Both our picks are pure textile plays and boast sector-leading profit margins due to leading positions in their respective markets. GATM has a 10% share of home textile exports and is a household brand name in Pakistan. ILP is one of the largest producers of socks in the world and has recently expanded into denim.

Right time to be invested in Pakistan Textiles

Diverging from the past, Pakistan’s textile exports are set to enter a near double-digit growth trajectory, in our view. They have already staged a V-shaped recovery in the months following global lockdowns amid the coronavirus pandemic. Textile exports in July 2020 reached an all-time high of US$1.2bn. This was possible because (i) Pakistan has the right mix of textile exports – more home textiles than garments – while more people in the West are working from home, (ii) the government has resolved longstanding impediments to the sector’s competitiveness (notably an overvalued currency and energy cost disadvantages), and (iii) the US-China tensions are gradually rerouting orders out of China to Pakistan (meaning new customers). Before the pandemic, Pakistan’s textile exports comprised only c.2% of overall global textile exports, compared to c.4% for India, and c.7% for Bangladesh. Its total exports-to-GDP ratio has shrunk from 17% in FY03 to 9% in FY20 (c.60% textiles). After the pandemic, we think the trend is set to turn around.

GATM: Best of both worlds

GATM is one of the largest exporters of home textiles in Pakistan with about 10% market share and total exports of US$205mn. It also owns one of the most well-known retail textile brands in the country, Ideas, the size and success of which are unmatched among other major textile companies with retail presence. Before the pandemic, GATM boasted 3yr sales CAGR of 20% and gross margins consistently over 20%. It is also a rare textile company due to sector-leading historical ROEs of 16% (average 20% during FY18-19). Recently, the company has capitalized on the rise in demand for Health textiles (masks, PPEs etc.), which is also a high-margin category. Future triggers include the long-pending listing of Ideas (which contributes c.40% of its operating profits). The IPO was slated for 2020 but was thwarted by the pandemic as lockdowns had hurt GATM’s Retail segment the most. The stock is trading at a FY21f P/B of 0.9x (despite high ROEs) and EV/Sales of 0.8x.

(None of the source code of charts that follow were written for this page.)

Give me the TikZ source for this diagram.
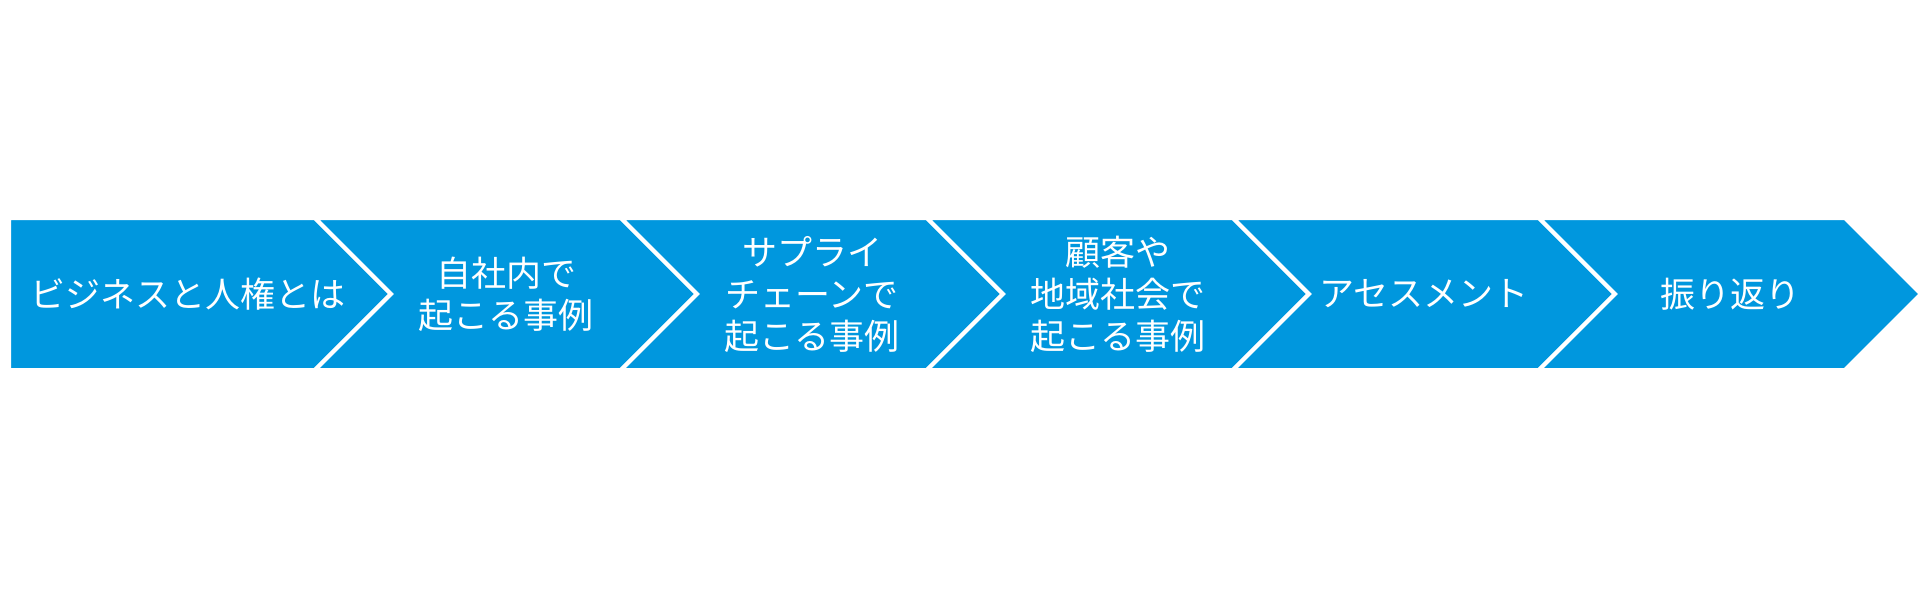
\documentclass[tikz,border=0pt]{standalone}
\usepackage{fontspec}
\newfontfamily\jp{Noto Sans CJK JP}
\definecolor{chev}{HTML}{0097DE}
\begin{document}
\begin{tikzpicture}[x=0.5pt,y=-0.5pt,
  chevshape/.style={fill=chev,draw=white,line width=2pt,line join=miter},
  lbl/.style={text=white,font=\jp\fontsize{17.5}{21}\selectfont,align=center,inner sep=0pt}]
\useasboundingbox (0,0) rectangle (1925,590);
% chevrons
\path[chevshape] (9,218) -- (315,218) -- (391,294) -- (315,370) -- (9,370) -- cycle;
\path[chevshape] (315,218) -- (621,218) -- (697,294) -- (621,370) -- (315,370) -- (391,294) -- cycle;
\path[chevshape] (621,218) -- (927,218) -- (1003,294) -- (927,370) -- (621,370) -- (697,294) -- cycle;
\path[chevshape] (927,218) -- (1233,218) -- (1309,294) -- (1233,370) -- (927,370) -- (1003,294) -- cycle;
\path[chevshape] (1233,218) -- (1539,218) -- (1615,294) -- (1539,370) -- (1233,370) -- (1309,294) -- cycle;
\path[chevshape] (1539,218) -- (1845,218) -- (1921,294) -- (1845,370) -- (1539,370) -- (1615,294) -- cycle;
% labels
\node[lbl] (l1) at (188,294) {ビジネスと人権とは};
\node[lbl] (l2) at (506,294) {自社内で\\起こる事例};
\node[lbl] (l3) at (812,294) {サプライ\\チェーンで\\起こる事例};
\node[lbl] (l4) at (1118,294) {顧客や\\地域社会で\\起こる事例};
\node[lbl] (l5) at (1424,294) {アセスメント};
\node[lbl] (l6) at (1730,294) {振り返り};
\end{tikzpicture}
\end{document}
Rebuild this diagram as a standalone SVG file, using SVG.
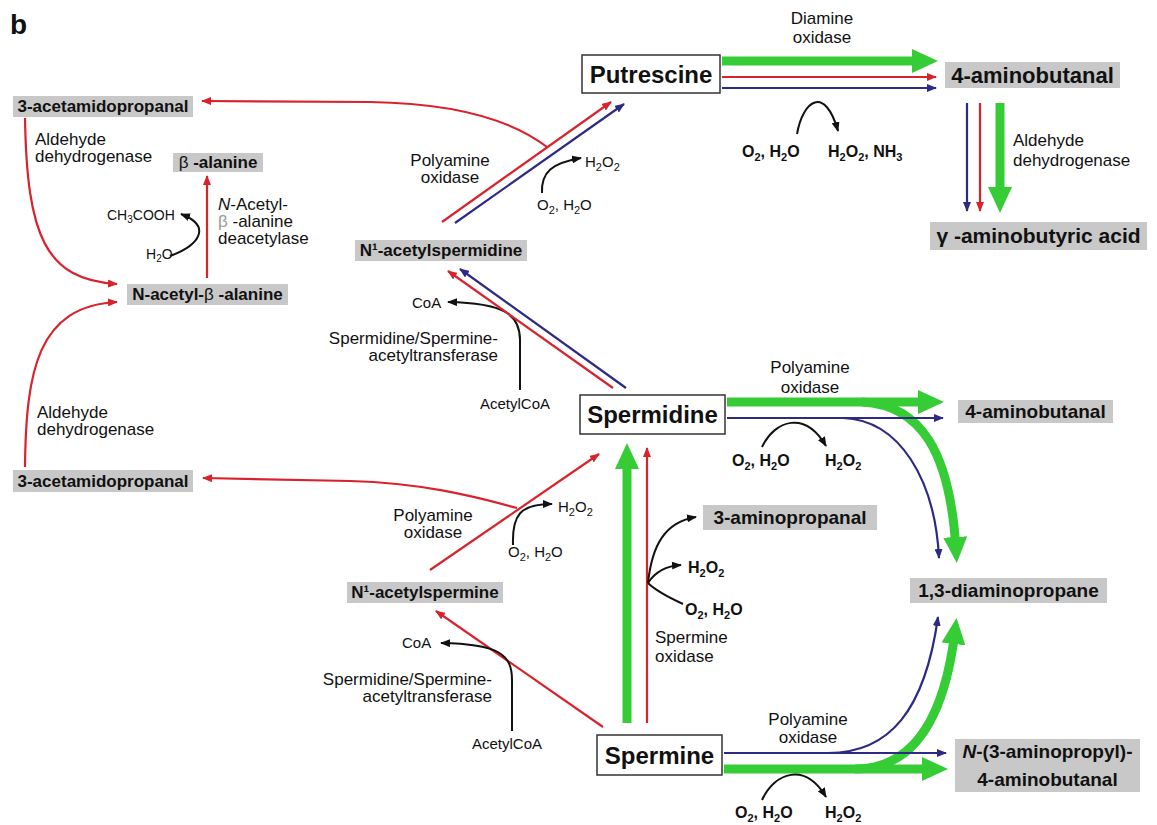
<svg xmlns="http://www.w3.org/2000/svg" width="1157" height="825" viewBox="0 0 1157 825">
<defs>
<style>
text{font-family:"Liberation Sans",Arial,sans-serif;fill:#111}
.c{font-weight:bold;font-size:17px;text-anchor:middle}
.c19{font-weight:bold;font-size:19px;text-anchor:middle}
.n{font-weight:bold;font-size:24px;text-anchor:middle}
.l{font-size:17px}
.lm{font-size:17px;text-anchor:middle}
.le{font-size:17px;text-anchor:end}
.s{font-size:15px}
.sb{font-size:16px;font-weight:bold}
.gb{fill:#c8c8c8}
.wb{fill:#fff;stroke:#333;stroke-width:1.5}
.r{stroke:#d8232d;stroke-width:2.2;fill:none;marker-end:url(#mr)}
.b{stroke:#2d2a85;stroke-width:2.2;fill:none;marker-end:url(#mb)}
.k{stroke:#111;stroke-width:2;fill:none;marker-end:url(#mk)}
.nm{marker-end:none}
.g{stroke:#36cc36;stroke-width:9;fill:none;marker-end:url(#mg)}
</style>
<marker id="mr" viewBox="0 0 10 8" refX="9" refY="4" markerWidth="10" markerHeight="8" markerUnits="userSpaceOnUse" orient="auto"><path d="M0,0 L10,4 L0,8 z" fill="#d8232d"/></marker>
<marker id="mb" viewBox="0 0 10 8" refX="9" refY="4" markerWidth="10" markerHeight="8" markerUnits="userSpaceOnUse" orient="auto"><path d="M0,0 L10,4 L0,8 z" fill="#2d2a85"/></marker>
<marker id="mk" viewBox="0 0 10 8" refX="9" refY="4" markerWidth="10" markerHeight="8" markerUnits="userSpaceOnUse" orient="auto"><path d="M0,0 L10,4 L0,8 z" fill="#111"/></marker>
<marker id="mg" viewBox="0 0 26 24" refX="13" refY="12" markerWidth="26" markerHeight="24" markerUnits="userSpaceOnUse" orient="auto"><path d="M0,0 L26,12 L0,24 z" fill="#36cc36"/></marker>
</defs>
<rect width="1157" height="825" fill="#fff"/>
<text x="10" y="34" style="font-weight:bold;font-size:28px">b</text>

<g id="connectors">
<path class="g" d="M722,61 H925"/>
<path class="r" d="M722,77 H936"/>
<path class="b" d="M722,88 H936"/>
<path class="g" d="M1000,103 V200"/>
<path class="b" d="M967,103 V211"/>
<path class="r" d="M980,103 V211"/>
<path class="k" d="M797,134 C803,100 825,85 838,131"/>
<path class="r" d="M442,222 L611,102"/>
<path class="b" d="M455,223 L624,104"/>
<path class="k" d="M542,193 C541,172 552,163 581,158"/>
<path class="r" d="M547,147 C505,115 440,103 370,102 L202,101"/>
<path class="r" d="M25,118 C27,235 45,280 117,284"/>
<path class="r" d="M207,278 V176"/>
<path class="k" d="M170,256 C200,245 212,226 181,214"/>
<path class="r" d="M25,467 C26,370 38,306 117,302"/>
<path class="r" d="M517,508 C470,495 420,483 350,481 L203,478"/>
<path class="r" d="M430,570 L599,454"/>
<path class="k" d="M513,545 C512,515 520,504 552,504"/>
<path class="r" d="M603,727 L436,611"/>
<path class="k" d="M512,731 L512,680 C512,655 500,644 441,643"/>
<path class="k" d="M520,390 L520,340 C520,315 505,303 448,302"/>
<path class="r" d="M613,388 L448,271"/>
<path class="b" d="M626,388 L460,269"/>
<path class="g" d="M627,723 V456"/>
<path class="r" d="M647,723 V448"/>
<path class="k" d="M648,583 C652,545 665,522 696,517"/>
<path class="k" d="M648,583 C655,572 665,566 681,565"/>
<path class="k nm" d="M683,604 C670,598 655,590 648,583"/>
<path class="g" d="M727,402 H931"/>
<path class="g" d="M862,402 C920,405 950,450 956,550"/>
<path class="b" d="M727,418 H943"/>
<path class="b" d="M843,418 C900,420 935,480 939,558"/>
<path class="k" d="M762,447 C775,420 805,410 826,446"/>
<path class="g" d="M724,769 H935"/>
<path class="g" d="M855,769 C915,769 945,715 955,631"/>
<path class="b" d="M724,753 H946"/>
<path class="b" d="M828,753 C890,753 925,710 938,617"/>
<path class="k" d="M762,800 C775,772 805,762 826,797"/>
</g>

<g id="labels">
<text class="l" x="35" y="145">Aldehyde</text>
<text class="l" x="35" y="162">dehydrogenase</text>
<text class="l" x="218" y="210"><tspan font-style="italic">N</tspan>-Acetyl-</text>
<text class="l" x="218" y="227"><tspan fill="#999">β</tspan> -alanine</text>
<text class="l" x="218" y="244">deacetylase</text>
<text x="107" y="220" style="font-size:14px">CH<tspan dy="3" font-size="10">3</tspan><tspan dy="-3">COOH</tspan></text>
<text x="146" y="259" style="font-size:14px">H<tspan dy="3" font-size="10">2</tspan><tspan dy="-3">O</tspan></text>
<text class="lm" x="450" y="166">Polyamine</text>
<text class="lm" x="450" y="183">oxidase</text>
<text class="s" x="585" y="167">H<tspan dy="4" font-size="11">2</tspan><tspan dy="-4">O</tspan><tspan dy="4" font-size="11">2</tspan></text>
<text class="s" x="537" y="210">O<tspan dy="4" font-size="11">2</tspan><tspan dy="-4">, H</tspan><tspan dy="4" font-size="11">2</tspan><tspan dy="-4">O</tspan></text>
<text class="lm" x="822" y="24">Diamine</text>
<text class="lm" x="822" y="43">oxidase</text>
<text class="sb" x="742" y="157">O<tspan dy="4" font-size="11">2</tspan><tspan dy="-4">, H</tspan><tspan dy="4" font-size="11">2</tspan><tspan dy="-4">O</tspan></text>
<text class="sb" x="828" y="157">H<tspan dy="4" font-size="11">2</tspan><tspan dy="-4">O</tspan><tspan dy="4" font-size="11">2</tspan><tspan dy="-4">, NH</tspan><tspan dy="4" font-size="11">3</tspan></text>
<text class="l" x="1013" y="146">Aldehyde</text>
<text class="l" x="1013" y="166">dehydrogenase</text>
<text class="s" x="412" y="308">CoA</text>
<text class="le" x="498" y="344">Spermidine/Spermine-</text>
<text class="le" x="498" y="361">acetyltransferase</text>
<text class="s" x="480" y="409">AcetylCoA</text>
<text class="lm" x="810" y="373">Polyamine</text>
<text class="lm" x="810" y="393">oxidase</text>
<text class="sb" x="732" y="466">O<tspan dy="4" font-size="11">2</tspan><tspan dy="-4">, H</tspan><tspan dy="4" font-size="11">2</tspan><tspan dy="-4">O</tspan></text>
<text class="sb" x="825" y="466">H<tspan dy="4" font-size="11">2</tspan><tspan dy="-4">O</tspan><tspan dy="4" font-size="11">2</tspan></text>
<text class="l" x="37" y="418">Aldehyde</text>
<text class="l" x="37" y="435">dehydrogenase</text>
<text class="lm" x="433" y="521">Polyamine</text>
<text class="lm" x="433" y="538">oxidase</text>
<text class="s" x="558" y="512">H<tspan dy="4" font-size="11">2</tspan><tspan dy="-4">O</tspan><tspan dy="4" font-size="11">2</tspan></text>
<text class="s" x="508" y="557">O<tspan dy="4" font-size="11">2</tspan><tspan dy="-4">, H</tspan><tspan dy="4" font-size="11">2</tspan><tspan dy="-4">O</tspan></text>
<text class="s" x="402" y="648">CoA</text>
<text class="le" x="492" y="685">Spermidine/Spermine-</text>
<text class="le" x="492" y="702">acetyltransferase</text>
<text class="s" x="472" y="749">AcetylCoA</text>
<text class="sb" x="688" y="573">H<tspan dy="4" font-size="11">2</tspan><tspan dy="-4">O</tspan><tspan dy="4" font-size="11">2</tspan></text>
<text class="sb" x="685" y="615">O<tspan dy="4" font-size="11">2</tspan><tspan dy="-4">, H</tspan><tspan dy="4" font-size="11">2</tspan><tspan dy="-4">O</tspan></text>
<text class="l" x="655" y="643">Spermine</text>
<text class="l" x="655" y="662">oxidase</text>
<text class="lm" x="808" y="725">Polyamine</text>
<text class="lm" x="808" y="743">oxidase</text>
<text class="sb" x="735" y="818">O<tspan dy="4" font-size="11">2</tspan><tspan dy="-4">, H</tspan><tspan dy="4" font-size="11">2</tspan><tspan dy="-4">O</tspan></text>
<text class="sb" x="825" y="818">H<tspan dy="4" font-size="11">2</tspan><tspan dy="-4">O</tspan><tspan dy="4" font-size="11">2</tspan></text>
</g>

<g id="acetamidopropanal-top"><rect class="gb" x="13" y="96" width="180" height="21"/><text class="c" x="103" y="112">3-acetamidopropanal</text></g>
<g id="beta-alanine"><rect class="gb" x="173" y="153" width="90" height="19"/><text class="c" x="218" y="168"><tspan font-weight="normal">β</tspan> -alanine</text></g>
<g id="n-acetyl-beta-alanine"><rect class="gb" x="127" y="284" width="161" height="21"/><text class="c" x="207.5" y="300">N-acetyl-<tspan font-weight="normal">β</tspan> -alanine</text></g>
<g id="acetamidopropanal-bottom"><rect class="gb" x="13" y="470" width="180" height="22"/><text class="c" x="103" y="487">3-acetamidopropanal</text></g>
<g id="n1-acetylspermidine"><rect class="gb" x="355" y="240" width="172" height="21"/><text class="c" x="441" y="256">N¹-acetylspermidine</text></g>
<g id="n1-acetylspermine"><rect class="gb" x="347" y="582" width="156" height="21"/><text class="c" x="425" y="598">N¹-acetylspermine</text></g>
<g id="putrescine"><rect class="wb" x="582" y="55" width="138" height="38"/><text class="n" x="651" y="83">Putrescine</text></g>
<g id="spermidine"><rect class="wb" x="580" y="395" width="145" height="39"/><text class="n" x="652.5" y="423">Spermidine</text></g>
<g id="spermine"><rect class="wb" x="597" y="735" width="125" height="40"/><text class="n" x="659.5" y="764">Spermine</text></g>
<g id="aminobutanal-top"><rect class="gb" x="945" y="62" width="175" height="26"/><text x="1032.5" y="83" style="font-weight:bold;font-size:22px;text-anchor:middle">4-aminobutanal</text></g>
<g id="gaba"><rect class="gb" x="930" y="222" width="217" height="28"/><text x="1038.5" y="243" style="font-weight:bold;font-size:21px;text-anchor:middle">γ -aminobutyric acid</text></g>
<g id="aminobutanal-mid"><rect class="gb" x="958" y="400" width="155" height="23"/><text class="c19" x="1035.5" y="418">4-aminobutanal</text></g>
<g id="aminopropanal"><rect class="gb" x="703" y="505" width="174" height="25"/><text class="c19" x="790" y="524">3-aminopropanal</text></g>
<g id="diaminopropane"><rect class="gb" x="910" y="578" width="197" height="25"/><text class="c19" x="1008.5" y="597">1,3-diaminopropane</text></g>
<g id="aminopropyl-aminobutanal"><rect class="gb" x="955" y="739" width="185" height="53"/><text class="c19" x="1047.5" y="758"><tspan font-style="italic">N</tspan>-(3-aminopropyl)-</text><text class="c19" x="1047.5" y="786">4-aminobutanal</text></g>
</svg>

ILP: Dominant position in socks and now expanding

ILP is one of the largest suppliers of socks and other hosiery in the world. Note that socks are an essential wearable, as garments overall have a grim outlook while Europe and US continue to grapple with the pandemic. Besides this, we highlight that ILP has the highest gross margins of over 30% (pre-Covid-19) among the major listed textile companies. The company was listed in 2019 and used the IPO proceeds to diversify into denim. The denim facility came online in December 2019 and contributed 3% (nearly PKR1.0bn) to ILP’s revenues in only the six months of operations. The stock is trading at a FY21f P/B of 2.9x and EV/Sales of 2.0x, where the premium valuations can be justified by ILP’s dominant position in a single category and resultant high profit margins, in our view.

We reinstate coverage on the Pakistan Textile sector with an Overweight stance, where growth prospects have visibly turned around. We initiate coverage with Buy ratings on Gul Ahmed Textile Mills Ltd (GATM, June 2021 TP of PKR50.0/sh) and Interloop Ltd (ILP; TP of PKR80.0/sh).